The process for eviction in California is done through a series of notices and court proceedings, according to the Law Office of Melissa C. Marsh. The roommate's status in the home determines if the roommate can be evicted, according to FindLaw.
If a roommate is on the lease, only the landlord can serve the roommate with eviction documents to start the eviction process. If the roommate is a subtenant who rents directly from the primary tenant, the primary tenant can begin the eviction process only if the roommate violates a clause of the lease, according to the City of Berkeley.
The process for eviction is the same regardless of who initiates it. The person being evicted must be served with a 3-day notice to pay or quit, a 30-day notice to vacate or a 60-day notice to vacate. If the person doesn't move out by the end of that period, the complainant, who is the person making the complaint, can file an unlawful detainer lawsuit, which the Law Office of Melissa C. Marsh notes is the formal eviction proceeding.
A defendant tenant or subtenant has five days to answer the summons and complaint once it is served to them after the lawsuit is filed. If they fail to answer, the court orders a default judgement, which requires the person to move out. If the person answers the summons and complaint, a trial can be requested to determine the final outcome of the case.

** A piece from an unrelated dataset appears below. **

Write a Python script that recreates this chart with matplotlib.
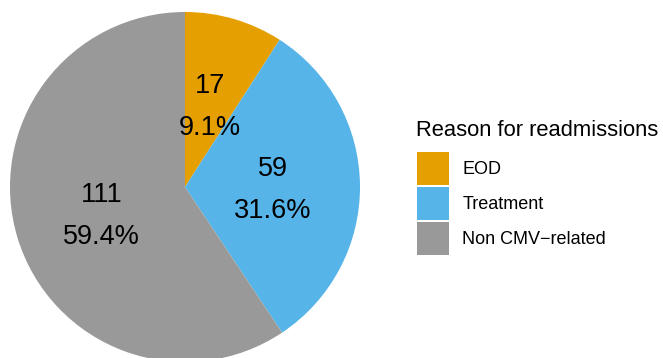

If the matter goes to trial, the court issues a judgement. If the judgment is against the defendant, that person must move out in accordance with the court order or face removal by law enforcement. Monetary damages, such as past due rent might be awarded to the complainant. If the complainant loses, no further action can be taken against the defendant for the same matter, and the roommate is allowed to remain in the dwelling.